Keep the images out and copy every entry below exactly.

◇ ◇ ◇ ◇

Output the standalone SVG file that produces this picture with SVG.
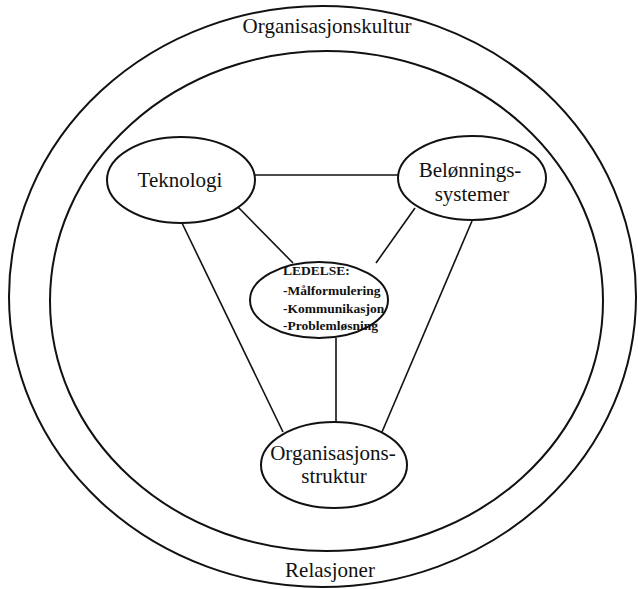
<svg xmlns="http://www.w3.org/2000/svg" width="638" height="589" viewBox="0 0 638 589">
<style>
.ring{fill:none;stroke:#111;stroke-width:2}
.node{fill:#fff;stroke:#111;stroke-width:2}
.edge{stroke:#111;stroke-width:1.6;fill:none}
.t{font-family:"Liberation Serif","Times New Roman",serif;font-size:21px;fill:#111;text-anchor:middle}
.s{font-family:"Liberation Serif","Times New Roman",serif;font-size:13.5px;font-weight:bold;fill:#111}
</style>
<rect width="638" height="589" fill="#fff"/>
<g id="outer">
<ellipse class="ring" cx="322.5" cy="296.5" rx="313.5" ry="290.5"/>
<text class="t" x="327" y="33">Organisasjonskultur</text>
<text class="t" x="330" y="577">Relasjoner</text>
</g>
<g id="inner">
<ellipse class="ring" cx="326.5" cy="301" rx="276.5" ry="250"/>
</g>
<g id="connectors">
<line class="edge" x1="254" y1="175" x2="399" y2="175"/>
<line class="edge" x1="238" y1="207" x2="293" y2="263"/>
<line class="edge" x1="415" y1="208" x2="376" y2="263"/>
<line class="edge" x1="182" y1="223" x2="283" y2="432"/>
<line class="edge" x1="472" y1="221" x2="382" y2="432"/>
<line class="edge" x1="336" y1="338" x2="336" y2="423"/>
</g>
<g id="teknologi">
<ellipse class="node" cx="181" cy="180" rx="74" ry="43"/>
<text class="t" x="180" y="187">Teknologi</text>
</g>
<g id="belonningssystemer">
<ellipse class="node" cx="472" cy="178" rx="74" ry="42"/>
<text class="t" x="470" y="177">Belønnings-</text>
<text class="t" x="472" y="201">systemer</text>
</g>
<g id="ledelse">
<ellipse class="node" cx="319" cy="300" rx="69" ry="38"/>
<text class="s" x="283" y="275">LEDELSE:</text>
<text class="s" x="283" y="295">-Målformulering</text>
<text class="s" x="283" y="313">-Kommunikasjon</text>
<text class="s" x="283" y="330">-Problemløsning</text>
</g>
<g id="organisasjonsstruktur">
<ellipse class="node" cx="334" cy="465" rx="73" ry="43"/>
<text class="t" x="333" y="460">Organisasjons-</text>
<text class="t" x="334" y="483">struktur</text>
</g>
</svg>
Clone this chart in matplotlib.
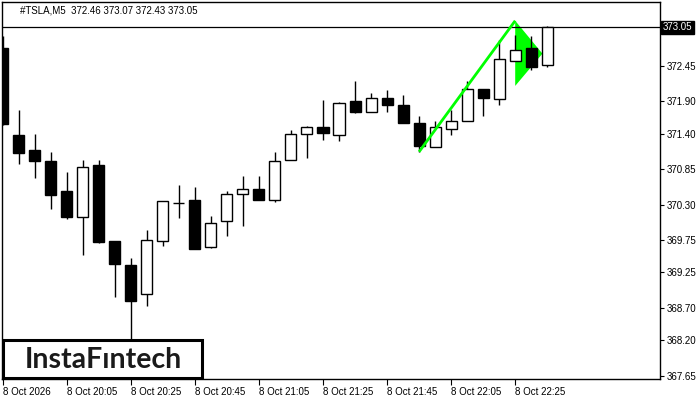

◇ ◇ ◇ ◇

FINISHED TASK →
Output the standalone SVG file that produces this picture with SVG.
<svg xmlns="http://www.w3.org/2000/svg" width="638" height="589" viewBox="0 0 638 589">
<style>
.ring{fill:none;stroke:#111;stroke-width:2}
.node{fill:#fff;stroke:#111;stroke-width:2}
.edge{stroke:#111;stroke-width:1.6;fill:none}
.t{font-family:"Liberation Serif","Times New Roman",serif;font-size:21px;fill:#111;text-anchor:middle}
.s{font-family:"Liberation Serif","Times New Roman",serif;font-size:13.5px;font-weight:bold;fill:#111}
</style>
<rect width="638" height="589" fill="#fff"/>
<g id="outer">
<ellipse class="ring" cx="322.5" cy="296.5" rx="313.5" ry="290.5"/>
<text class="t" x="327" y="33">Organisasjonskultur</text>
<text class="t" x="330" y="577">Relasjoner</text>
</g>
<g id="inner">
<ellipse class="ring" cx="326.5" cy="301" rx="276.5" ry="250"/>
</g>
<g id="connectors">
<line class="edge" x1="254" y1="175" x2="399" y2="175"/>
<line class="edge" x1="238" y1="207" x2="293" y2="263"/>
<line class="edge" x1="415" y1="208" x2="376" y2="263"/>
<line class="edge" x1="182" y1="223" x2="283" y2="432"/>
<line class="edge" x1="472" y1="221" x2="382" y2="432"/>
<line class="edge" x1="336" y1="338" x2="336" y2="423"/>
</g>
<g id="teknologi">
<ellipse class="node" cx="181" cy="180" rx="74" ry="43"/>
<text class="t" x="180" y="187">Teknologi</text>
</g>
<g id="belonningssystemer">
<ellipse class="node" cx="472" cy="178" rx="74" ry="42"/>
<text class="t" x="470" y="177">Belønnings-</text>
<text class="t" x="472" y="201">systemer</text>
</g>
<g id="ledelse">
<ellipse class="node" cx="319" cy="300" rx="69" ry="38"/>
<text class="s" x="283" y="275">LEDELSE:</text>
<text class="s" x="283" y="295">-Målformulering</text>
<text class="s" x="283" y="313">-Kommunikasjon</text>
<text class="s" x="283" y="330">-Problemløsning</text>
</g>
<g id="organisasjonsstruktur">
<ellipse class="node" cx="334" cy="465" rx="73" ry="43"/>
<text class="t" x="333" y="460">Organisasjons-</text>
<text class="t" x="334" y="483">struktur</text>
</g>
</svg>
Clone this chart in matplotlib.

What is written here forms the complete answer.